The investigation focused specifically on how player transfers were structured during the Ashley years. Transfer dealings in football have long been a regulatory minefield, with complex fee arrangements, agent payments, image rights, and installment structures creating plenty of room for creative accounting.
The BYDFi connection and crypto’s football moment
In August 2025, Newcastle announced a multi-year partnership with BYDFi, a cryptocurrency exchange, positioning the platform as the club’s official crypto partner.
The deal was part of a broader wave of crypto sponsorships sweeping through the Premier League. Spending on crypto sponsorships across the league hit $565M during the most recent season. The partnership was designed to enhance the club’s international reach and engage fans through digital finance tools.

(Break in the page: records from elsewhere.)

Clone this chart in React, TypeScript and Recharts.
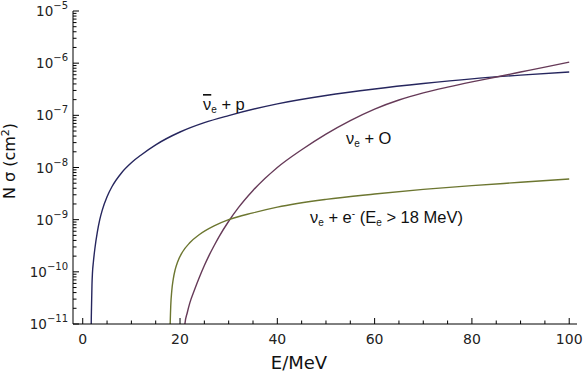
import React from "react";
import { LineChart, Line, XAxis, YAxis } from "recharts";

// anti-nu_e + p (inverse beta decay), N sigma in cm^2
const ibdE = [1.7, 1.75, 1.8, 1.9, 2.0, 2.2, 2.5, 3.0, 3.5, 4, 5, 6, 8, 10, 12, 15, 20, 25, 30, 40, 50, 60, 70, 80, 90, 100];
const ibdSigma = [
  1e-12, 1e-11, 2.0e-11, 5.6e-11, 9.5e-11, 1.58e-10, 2.8e-10, 5.75e-10, 1.0e-9, 1.51e-9,
  2.75e-9, 4.27e-9, 7.94e-9, 1.23e-8, 1.74e-8, 2.72e-8, 4.79e-8, 7.24e-8, 9.89e-8, 1.66e-7,
  2.4e-7, 3.2e-7, 4.07e-7, 5.01e-7, 5.89e-7, 6.76e-7,
];

// nu_e + O
const oxyE = [20.9, 21.0, 21.5, 22, 23, 24, 25, 26, 27, 28, 30, 32, 35, 40, 45, 50, 55, 60, 65, 70, 75, 80, 85, 90, 95, 100];
const oxySigma = [
  1e-12, 1e-11, 1.66e-11, 2.51e-11, 4.57e-11, 7.94e-11, 1.32e-10, 2.09e-10, 3.16e-10, 4.68e-10,
  9.33e-10, 1.7e-9, 3.63e-9, 1.0e-8, 2.19e-8, 4.37e-8, 7.94e-8, 1.32e-7, 1.97e-7, 2.69e-7,
  3.47e-7, 4.37e-7, 5.43e-7, 6.76e-7, 8.41e-7, 1.05e-6,
];

// nu_e + e- (Ee > 18 MeV)
const elasE = [17.9, 17.95, 18.0, 18.1, 18.3, 18.6, 19, 19.5, 20.5, 22, 24, 27, 30, 35, 40, 50, 60, 70, 80, 90, 100];
const elasSigma = [
  1e-12, 7e-12, 1.2e-11, 2.3e-11, 4.3e-11, 7.2e-11, 1.1e-10, 1.55e-10, 2.4e-10, 3.6e-10,
  5.2e-10, 7.6e-10, 1.0e-9, 1.35e-9, 1.74e-9, 2.45e-9, 3.1e-9, 3.8e-9, 4.5e-9, 5.2e-9, 6.0e-9,
];

const xMajor = [0, 20, 40, 60, 80, 100];
const xMinor = [5, 10, 15, 25, 30, 35, 45, 50, 55, 65, 70, 75, 85, 90, 95];
const yExponents = [-11, -10, -9, -8, -7, -6, -5];
const yMantissas = [1, 2, 3, 4, 5, 6, 7, 8, 9];

const xTicks = [...xMajor, ...xMinor].sort((a, b) => a - b);
const yTicks = yExponents.flatMap((d) =>
  d === -5 ? [1e-5] : yMantissas.map((m) => Number(`${m}e${d}`))
);

const ibdData = ibdE.map((E, i) => ({ E, v: ibdSigma[i] }));
const oxyData = oxyE.map((E, i) => ({ E, v: oxySigma[i] }));
const elasData = elasE.map((E, i) => ({ E, v: elasSigma[i] }));

const TICK_FONT = "'DejaVu Sans', sans-serif";
const LABEL_FONT = "'Liberation Sans', Arial, sans-serif";

const isMajorY = (v: number) => Math.abs(Math.log10(v) - Math.round(Math.log10(v))) < 1e-6;

const BottomTick = (props: any) => {
  const { x, y, payload } = props;
  const major = xMajor.includes(payload.value);
  return (
    <g>
      <line x1={x} x2={x} y1={y} y2={y - (major ? 6 : 3.5)} stroke="#000" />
      {major && (
        <text x={x} y={y + 20} textAnchor="middle" fontSize={14} fontFamily={TICK_FONT} fill="#222">
          {payload.value}
        </text>
      )}
    </g>
  );
};

const TopTick = (props: any) => {
  const { x, y, payload } = props;
  const major = xMajor.includes(payload.value);
  return <line x1={x} x2={x} y1={y} y2={y + (major ? 6 : 3.5)} stroke="#000" />;
};

const LeftTick = (props: any) => {
  const { x, y, payload } = props;
  const major = isMajorY(payload.value);
  const exp = Math.round(Math.log10(payload.value));
  return (
    <g>
      <line x1={x} x2={x + (major ? 6 : 3.5)} y1={y} y2={y} stroke="#000" />
      {major && (
        <text x={x - 5} y={y + 5} textAnchor="end" fontSize={13.5} fontFamily={TICK_FONT} fill="#222">
          10
          <tspan dy={-7} fontSize={10}>
            {"\u2212" + String(-exp)}
          </tspan>
        </text>
      )}
    </g>
  );
};

const RightTick = (props: any) => {
  const { x, y, payload } = props;
  const major = isMajorY(payload.value);
  return <line x1={x} x2={x - (major ? 6 : 3.5)} y1={y} y2={y} stroke="#000" />;
};

export default function App() {
  return (
    <div style={{ position: "absolute", left: 0, top: 0, width: 583, height: 373, background: "#fff" }}>
      <LineChart width={583} height={373} margin={{ top: 11, right: 6, bottom: 0, left: 0 }}>
        <XAxis
          xAxisId="b"
          dataKey="E"
          type="number"
          domain={[-2, 101.6]}
          ticks={xTicks}
          interval={0}
          tickSize={0}
          tickMargin={0}
          tickLine={false}
          tick={<BottomTick />}
          axisLine={{ stroke: "#000" }}
          height={49}
          allowDataOverflow
        />
        <XAxis
          xAxisId="t"
          orientation="top"
          dataKey="E"
          type="number"
          domain={[-2, 101.6]}
          ticks={xTicks}
          interval={0}
          tickSize={0}
          tickMargin={0}
          tickLine={false}
          tick={<TopTick />}
          axisLine={{ stroke: "#000" }}
          height={0}
          allowDataOverflow
        />
        <YAxis
          yAxisId="l"
          scale="log"
          type="number"
          domain={[1e-11, 1e-5]}
          ticks={yTicks}
          interval={0}
          tickSize={0}
          tickMargin={0}
          tickLine={false}
          tick={<LeftTick />}
          axisLine={{ stroke: "#000" }}
          width={73}
          allowDataOverflow
        />
        <YAxis
          yAxisId="r"
          orientation="right"
          scale="log"
          type="number"
          domain={[1e-11, 1e-5]}
          ticks={yTicks}
          interval={0}
          tickSize={0}
          tickMargin={0}
          tickLine={false}
          tick={<RightTick />}
          axisLine={{ stroke: "#000" }}
          width={0}
          allowDataOverflow
        />
        <Line
          data={ibdData}
          dataKey="v"
          xAxisId="b"
          yAxisId="l"
          type="monotone"
          dot={false}
          stroke="#26265e"
          strokeWidth={1.4}
          isAnimationActive={false}
        />
        <Line
          data={oxyData}
          dataKey="v"
          xAxisId="b"
          yAxisId="l"
          type="monotone"
          dot={false}
          stroke="#663a58"
          strokeWidth={1.4}
          isAnimationActive={false}
        />
        <Line
          data={elasData}
          dataKey="v"
          xAxisId="b"
          yAxisId="l"
          type="monotone"
          dot={false}
          stroke="#6c7630"
          strokeWidth={1.4}
          isAnimationActive={false}
        />
      </LineChart>
      <svg
        width={583}
        height={373}
        style={{ position: "absolute", left: 0, top: 0, pointerEvents: "none" }}
      >
        <text x={299} y={369} textAnchor="middle" fontSize={18} fontFamily={TICK_FONT} fill="#111">
          E/MeV
        </text>
        <text
          transform="translate(15,161) rotate(-90)"
          textAnchor="middle"
          fontSize={16}
          fontFamily={TICK_FONT}
          fill="#111"
        >
          N σ (cm
          <tspan dy={-6} fontSize={11}>2</tspan>
          <tspan dy={6}>)</tspan>
        </text>
        <text x={203} y={110} fontSize={16.5} fontFamily={LABEL_FONT} fill="#111">
          <tspan textDecoration="overline">ν</tspan>
          <tspan dy={3} fontSize={10}>e</tspan>
          <tspan dy={-3}> + p</tspan>
        </text>
        <text x={346} y={143.5} fontSize={16.5} fontFamily={LABEL_FONT} fill="#111">
          ν<tspan dy={3} fontSize={10}>e</tspan>
          <tspan dy={-3}> + O</tspan>
        </text>
        <text x={310} y={222.5} fontSize={16.5} fontFamily={LABEL_FONT} fill="#111">
          ν<tspan dy={3} fontSize={10}>e</tspan>
          <tspan dy={-3}> + e</tspan>
          <tspan dy={-6} fontSize={10}>-</tspan>
          <tspan dy={6}> (E</tspan>
          <tspan dy={3} fontSize={10}>e</tspan>
          <tspan dy={-3}> &gt; 18 MeV)</tspan>
        </text>
      </svg>
    </div>
  );
}
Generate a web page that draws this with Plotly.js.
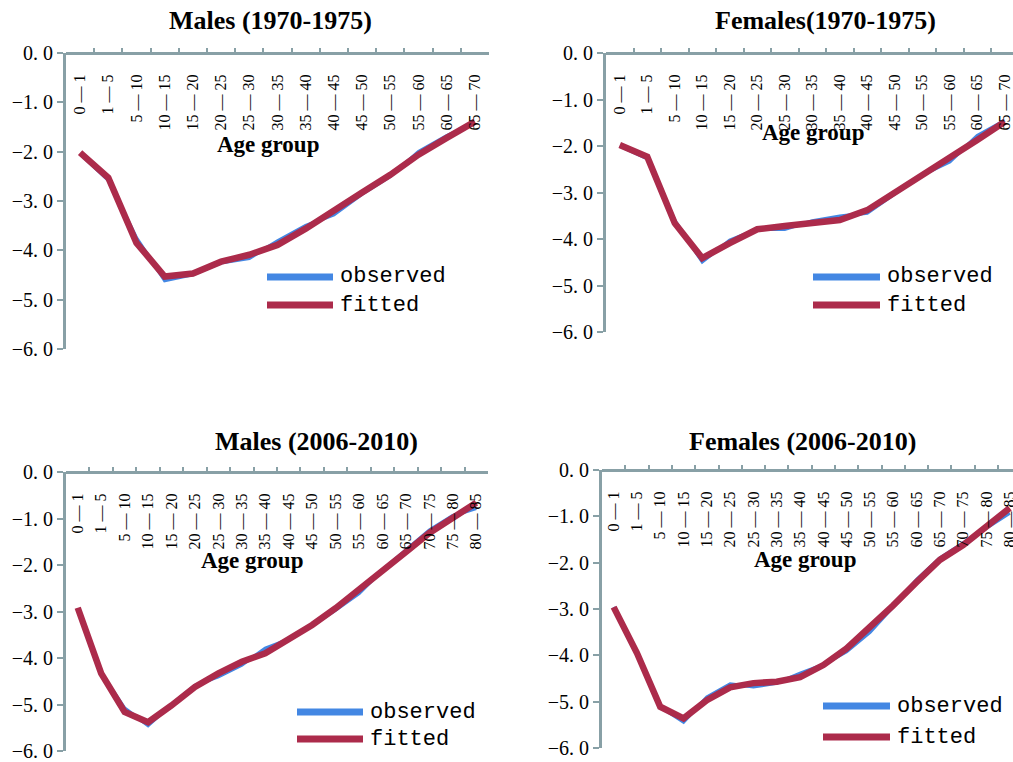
<!DOCTYPE html>
<html>
<head>
<meta charset="utf-8">
<script src="https://cdn.plot.ly/plotly-3.0.1.min.js"></script>
<style>html,body{margin:0;padding:0;background:#fff;}#chart{width:1013px;height:762px;}</style>
</head>
<body>
<div id="chart"></div>
<script>
// ---- data ----
var ageGroups70 = ["0 — 1","1 — 5","5 — 10","10 — 15","15 — 20","20 — 25","25 — 30","30 — 35","35 — 40","40 — 45","45 — 50","50 — 55","55 — 60","60 — 65","65 — 70"];
var ageGroups06 = ["0 — 1","1 — 5","5 — 10","10 — 15","15 — 20","20 — 25","25 — 30","30 — 35","35 — 40","40 — 45","45 — 50","50 — 55","55 — 60","60 — 65","65 — 70","70 — 75","75 — 80","80 — 85"];

var observedM70 = [-2.04, -2.58, -3.75, -4.61, -4.49, -4.25, -4.16, -3.81, -3.50, -3.28, -2.86, -2.50, -2.00, -1.68, -1.42];
var fittedM70   = [-2.02, -2.53, -3.85, -4.53, -4.47, -4.23, -4.09, -3.89, -3.56, -3.21, -2.83, -2.47, -2.06, -1.72, -1.39];

var observedF70 = [-2.00, -2.27, -3.60, -4.49, -4.03, -3.79, -3.79, -3.61, -3.51, -3.44, -3.03, -2.62, -2.34, -1.78, -1.45];
var fittedF70   = [-1.98, -2.23, -3.66, -4.41, -4.09, -3.79, -3.72, -3.66, -3.59, -3.38, -3.01, -2.62, -2.26, -1.87, -1.48];

var observedM06 = [-2.93, -4.33, -5.08, -5.45, -5.00, -4.59, -4.40, -4.15, -3.79, -3.60, -3.30, -2.97, -2.61, -2.11, -1.68, -1.25, -0.94, -0.78];
var fittedM06   = [-2.92, -4.33, -5.16, -5.38, -5.02, -4.62, -4.33, -4.08, -3.90, -3.61, -3.29, -2.93, -2.54, -2.15, -1.72, -1.31, -0.97, -0.66];

var observedF06 = [-2.96, -3.95, -5.11, -5.44, -4.90, -4.62, -4.68, -4.60, -4.39, -4.20, -3.92, -3.50, -2.95, -2.37, -1.90, -1.58, -1.26, -0.93];
var fittedF06   = [-2.96, -3.95, -5.11, -5.36, -4.97, -4.69, -4.60, -4.57, -4.47, -4.21, -3.85, -3.39, -2.92, -2.42, -1.94, -1.62, -1.23, -0.82];

var yTickVals = [0, -1, -2, -3, -4, -5, -6];
var yTickText = ["0. 0", "−1. 0", "−2. 0", "−3. 0", "−4. 0", "−5. 0", "−6. 0"];

var panelTitles = ["Males (1970-1975)", "Females(1970-1975)", "Males (2006-2010)", "Females (2006-2010)"];
var xAxisTitle = "Age group";
var seriesNames = ["observed", "fitted"];

// ---- styling ----
var W = 1013, H = 762;
var BLUE = "#4387E3", RED = "#AC2B4B", AXIS = "#88A0A6";
function px(x){ return x / W; }
function py(y){ return 1 - y / H; }

var panels = [
  {x: ageGroups70, obs: observedM70, fit: fittedM70, xd: [66, 489], yd: [53, 349], xr: [-0.5, 14.5],
   title: [270, 21], xt: [268, 144], leg: [267, 333, 277, 305]},
  {x: ageGroups70, obs: observedF70, fit: fittedF70, xd: [606, 1013], yd: [53, 332], xr: [-0.5, 14.3],
   title: [825, 21], xt: [813, 132], leg: [813, 880, 277, 305]},
  {x: ageGroups06, obs: observedM06, fit: fittedM06, xd: [66, 488], yd: [472, 751], xr: [-0.5, 17.5],
   title: [316, 441], xt: [252, 560], leg: [297, 363, 712, 739]},
  {x: ageGroups06, obs: observedF06, fit: fittedF06, xd: [602, 1013], yd: [470, 748], xr: [-0.5, 17.14],
   title: [802, 441], xt: [805, 559], leg: [823, 890, 706, 737]}
];

var traces = [], shapes = [], annotations = [];
var layout = {
  width: W, height: H, margin: {l: 0, r: 0, t: 0, b: 0},
  paper_bgcolor: "#fff", plot_bgcolor: "#fff", showlegend: false
};

panels.forEach(function(p, i){
  var n = i === 0 ? "" : String(i + 1);
  var xa = "x" + n, ya = "y" + n;
  traces.push({type: "scatter", mode: "lines", x: p.x, y: p.obs, name: seriesNames[0],
    xaxis: xa, yaxis: ya, line: {color: BLUE, width: 3.5}, hoverinfo: "x+y"});
  traces.push({type: "scatter", mode: "lines", x: p.x, y: p.fit, name: seriesNames[1],
    xaxis: xa, yaxis: ya, line: {color: RED, width: 6.5}, hoverinfo: "x+y"});

  // x axis sits at the top edge (y = 0) with labels hanging into the plot
  layout["xaxis" + n] = {
    domain: [px(p.xd[0]), px(p.xd[1])], anchor: "free", position: py(p.yd[0]), side: "bottom",
    type: "category", range: p.xr, showline: true, linecolor: AXIS, linewidth: 3,
    ticks: "inside", ticklen: 4, tickwidth: 2, tickcolor: AXIS, tickson: "boundaries",
    tickangle: -90, ticklabelstandoff: 13,
    tickfont: {family: "Liberation Serif", size: 16, color: "#000"},
    showgrid: false, zeroline: false, fixedrange: true
  };
  layout["yaxis" + n] = {
    domain: [py(p.yd[1]), py(p.yd[0])], anchor: xa, range: [-6, 0],
    tickvals: yTickVals, ticktext: yTickText, showline: true, linecolor: AXIS, linewidth: 3,
    ticks: "outside", ticklen: 6, tickwidth: 2, tickcolor: AXIS,
    tickfont: {family: "Liberation Serif", size: 20, color: "#000"},
    showgrid: false, zeroline: false, fixedrange: true
  };

  annotations.push({text: "<b>" + panelTitles[i] + "</b>", xref: "paper", yref: "paper",
    x: px(p.title[0]), y: py(p.title[1]), xanchor: "center", yanchor: "middle", showarrow: false,
    font: {family: "Liberation Serif", size: 26, color: "#000"}});
  annotations.push({text: "<b>" + xAxisTitle + "</b>", xref: "paper", yref: "paper",
    x: px(p.xt[0]), y: py(p.xt[1]), xanchor: "center", yanchor: "middle", showarrow: false,
    font: {family: "Liberation Serif", size: 23, color: "#000"}});

  // legend keys
  [BLUE, RED].forEach(function(c, k){
    var yy = p.leg[2 + k];
    shapes.push({type: "line", xref: "paper", yref: "paper",
      x0: px(p.leg[0]), x1: px(p.leg[1]), y0: py(yy), y1: py(yy),
      line: {color: c, width: 7}});
    annotations.push({text: seriesNames[k], xref: "paper", yref: "paper",
      x: px(p.leg[1] + 5), y: py(yy), xanchor: "left", yanchor: "middle", showarrow: false,
      font: {family: "Liberation Mono", size: 22, color: "#000"}});
  });
});

layout.shapes = shapes;
layout.annotations = annotations;

Plotly.newPlot("chart", traces, layout, {staticPlot: true, displayModeBar: false});
</script>
</body>
</html>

To be clear: the tax issues predate the BYDFi partnership by years, and there is no connection between the club’s crypto dealings and the HMRC investigation. The unpaid taxes stem from transfer structures under Ashley’s watch, not from anything related to digital assets or blockchain technology.
What this means for crypto-sports partnerships
Newcastle’s situation highlights a risk that crypto firms often underestimate when partnering with traditional institutions: legacy liabilities. When BYDFi evaluated this deal, it presumably assessed Newcastle’s current financial health and future trajectory. What’s harder to price in is a tax investigation from half a decade ago suddenly surfacing as a public disclosure.
The $565M that crypto firms poured into Premier League sponsorships last season represents a massive bet on football as a customer acquisition channel. For investors watching the intersection of crypto and traditional sports, the key metric to track isn’t just the size of these sponsorship deals. It’s the governance and compliance infrastructure that both parties bring to the table. Newcastle’s tax issues are a Mike Ashley problem, not a crypto problem.